Nigeria’s federal government has repeatedly pointed out the constitutional limits of such state laws and stressed that Sharia criminal provisions apply only to Muslims who voluntarily submit to them; non-Muslims are not subject to Sharia penal codes.
The Ministry of Foreign Affairs has published a policy note underscoring Nigeria’s constitutional protections for freedom of religion (sections 10, 38 and 42 of the 1999 Constitution) and emphasising that federal and appellate courts provide checks on state laws.
In an official policy note and public statements, FG dismissed the U.S. draft legislation as “legally and factually flawed,” arguing that it conflates separate legal regimes and misunderstands Nigeria’s plural legal system.
The government reiterated that public-order offences are religion-neutral and that federal and state authorities prosecute violent extremism including Boko Haram and ISWAP without religious bias.
The Presidency also said President Bola Tinubu would meet with U.S. officials to discuss the matter. Daniel Bwala, Special Adviser on Policy Communication, said the proposed engagement would focus on counter-terrorism cooperation and clarifying what he described as misconceptions about the nature and drivers of violent attacks in Nigeria. Bwala stressed that the U.S. had supported Nigeria with arms sales used against insurgents and described both countries as having shared security interests.
The dispute took a sharper turn when President Trump warned the U.S. could “stop all aid and assistance” and even “go into that now disgraced country, ‘guns-a-blazing,’” if killings of Christians continued.
The statement was followed by a flurry of posts from U.S. officials describing readiness to act, including one from a senior U.S. official who said the Department of War was “preparing for action” language that intensified concern in Abuja and among regional partners.

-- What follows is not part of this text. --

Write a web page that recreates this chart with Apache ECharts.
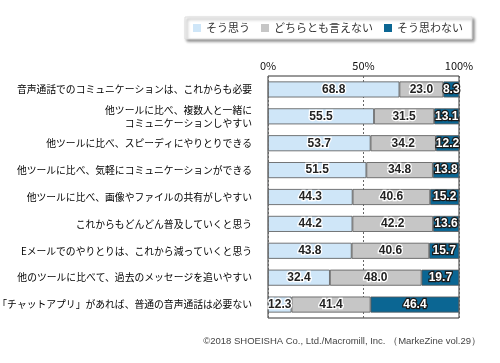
<!DOCTYPE html>
<html><head><meta charset="utf-8">
<script src="https://cdn.jsdelivr.net/npm/echarts@6/dist/echarts.min.js"></script>
<style>html,body{margin:0;padding:0;background:#fff;}#c{width:500px;height:363px;}</style>
</head><body><div id="c"></div>
<script>
const categories = [
  "音声通話でのコミュニケーションは、これからも必要",
  "他ツールに比べ、複数人と一緒に\nコミュニケーションしやすい",
  "他ツールに比べ、スピーディにやりとりできる",
  "他ツールに比べ、気軽にコミュニケーションができる",
  "他ツールに比べ、画像やファイルの共有がしやすい",
  "これからもどんどん普及していくと思う",
  "Eメールでのやりとりは、これから減っていくと思う",
  "他のツールに比べて、過去のメッセージを追いやすい",
  "「チャットアプリ」があれば、普通の音声通話は必要ない"
];
const seriesNames = ["そう思う", "どちらとも言えない", "そう思わない"];
const agree = [68.8, 55.5, 53.7, 51.5, 44.3, 44.2, 43.8, 32.4, 12.3];
const neutral = [23.0, 31.5, 34.2, 34.8, 40.6, 42.2, 40.6, 48.0, 41.4];
const disagree = [8.3, 13.1, 12.2, 13.8, 15.2, 13.6, 15.7, 19.7, 46.4];
const xTicks = [0, 50, 100];

const FONT = '"Noto Sans CJK JP", "Noto Sans", sans-serif';
const colors = ['#cfe6f8', '#c6c6c6', '#0b6693'];
const chart = echarts.init(document.getElementById('c'), null, {renderer: 'canvas'});

function mkSeries(name, data, idx) {
  const dark = idx === 2;
  return {
    name: name, type: 'bar', stack: 'all', data: data, barWidth: 16,
    itemStyle: {color: colors[idx], borderColor: '#555', borderWidth: 0.8},
    label: {
      show: true, position: 'inside', fontFamily: '"Liberation Sans Narrow", "Liberation Sans", sans-serif', fontSize: 12, fontWeight: 'bold',
      color: dark ? '#fff' : '#222',
      textBorderColor: dark ? '#1a1a1a' : '#fff', textBorderWidth: 2.5,
      formatter: p => p.value.toFixed(1)
    }
  };
}

chart.setOption({
  animation: false,
  textStyle: {fontFamily: FONT},
  legend: {
    data: seriesNames, left: 185, top: 17,
    padding: [5, 9, 5, 8], itemGap: 11,
    itemWidth: 8, itemHeight: 8, icon: 'rect',
    itemStyle: {borderWidth: 0},
    backgroundColor: '#fff', borderColor: '#ddd', borderWidth: 1,
    shadowBlur: 3, shadowColor: 'rgba(0,0,0,0.45)', shadowOffsetX: 2, shadowOffsetY: 2,
    textStyle: {fontFamily: FONT, fontSize: 11, color: '#333', lineHeight: 12}
  },
  grid: {left: 268, right: 41, top: 76, bottom: 45, show: true, borderColor: '#333', borderWidth: 1, containLabel: false, outerBoundsMode: 'none'},
  xAxis: {
    type: 'value', position: 'top', min: xTicks[0], max: xTicks[xTicks.length - 1], interval: 50,
    axisLine: {show: false}, axisTick: {show: false},
    axisLabel: {formatter: '{value}%', fontFamily: FONT, fontSize: 11, color: '#111', margin: 5},
    splitLine: {show: true, lineStyle: {type: [2, 2], color: '#666', width: 1}}
  },
  yAxis: {
    type: 'category', data: categories, inverse: true,
    axisLine: {show: false}, axisTick: {show: false},
    axisLabel: {fontFamily: FONT, fontSize: 9.8, color: '#000', margin: 16, lineHeight: 13, align: 'right'}
  },
  series: [mkSeries(seriesNames[0], agree, 0), mkSeries(seriesNames[1], neutral, 1), mkSeries(seriesNames[2], disagree, 2)],
  graphic: [{
    type: 'text', right: 19, top: 336,
    style: {text: '©2018 SHOEISHA Co., Ltd./Macromill, Inc. （MarkeZine vol.29）', fontFamily: '"Liberation Sans", sans-serif', fontSize: 9.5, fill: '#444'}
  }]
});
</script></body></html>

Nigerian government spokesmen and diplomats have criticised both the listing and the rhetoric, arguing the measures threaten bilateral security cooperation and could hamper ongoing joint efforts to combat terrorist groups that operate across religious and geographic lines.
If enacted, the draft U.S. law would compel the American government to apply targeted sanctions under Executive Order 13818 (the Global Magnitsky authorities) against named Nigerian individuals and could expand the U.S. designation of Boko Haram and ISIS-WA as entities of particular concern.

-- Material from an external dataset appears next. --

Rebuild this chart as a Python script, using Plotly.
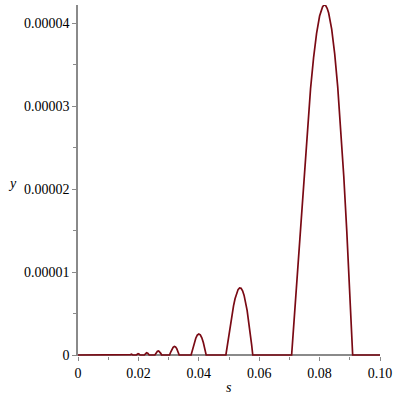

For the targeted governors and officials many of whom govern large and strategically important states — sanctions could mean travel bans and restrictions on access to assets or transactions with U.S. financial institutions.
The issue has produced vigorous debate inside Nigeria. Supporters of the bill in the U.S. point to documented attacks on Christian communities, destroyed churches and horrific massacres that have left civilians dead and displaced.

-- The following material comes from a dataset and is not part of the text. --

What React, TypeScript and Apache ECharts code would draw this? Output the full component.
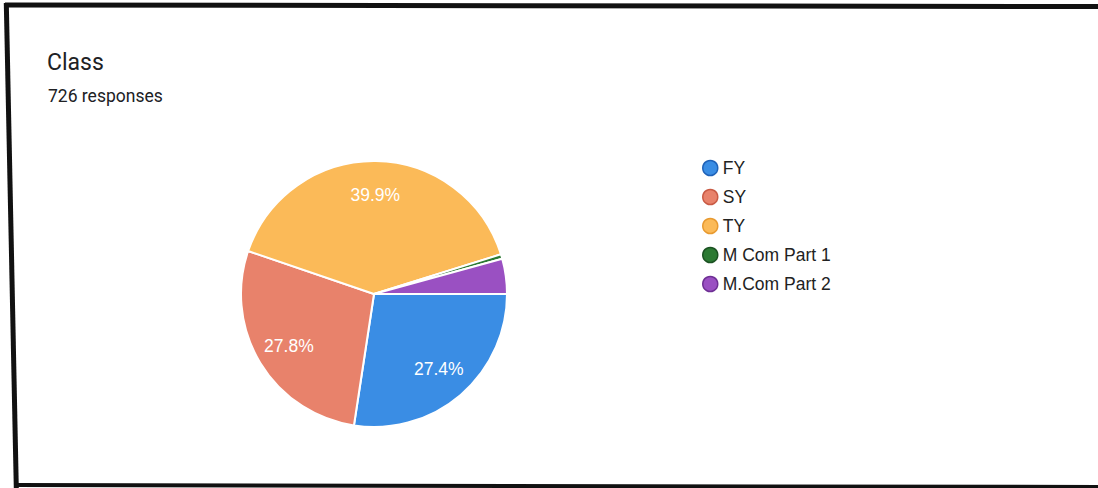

Nigerian officials, civil society groups and legal experts counter that many attacks stem from terrorism, criminality, resource disputes, and climate pressures not official state policy and that heavy-handed external sanctions could undermine both national sovereignty and fragile security cooperation.
Nigeria’s Special Adviser on Information and Strategy, Bayo Onanuga, framed the controversy as part of a broader campaign he described as “orchestrated” against the country’s image, and he defended President Tinubu’s decision to reshuffle the military hierarchy and press security chiefs to deliver results.
Onanuga said the president had already taken decisive steps to tackle insecurity and that the government would use diplomatic channels to address the U.S. concerns.
The draft bill remains under consideration in the U.S. Congress. If advanced to law, the list the Secretary of State would produce could include governors from states named by the bill, Zamfara, Kano, Sokoto, Katsina, Bauchi, Borno, Jigawa, Kebbi, Yobe, Kaduna, Niger and Gombe as well as appointed judicial officers and traditional rulers.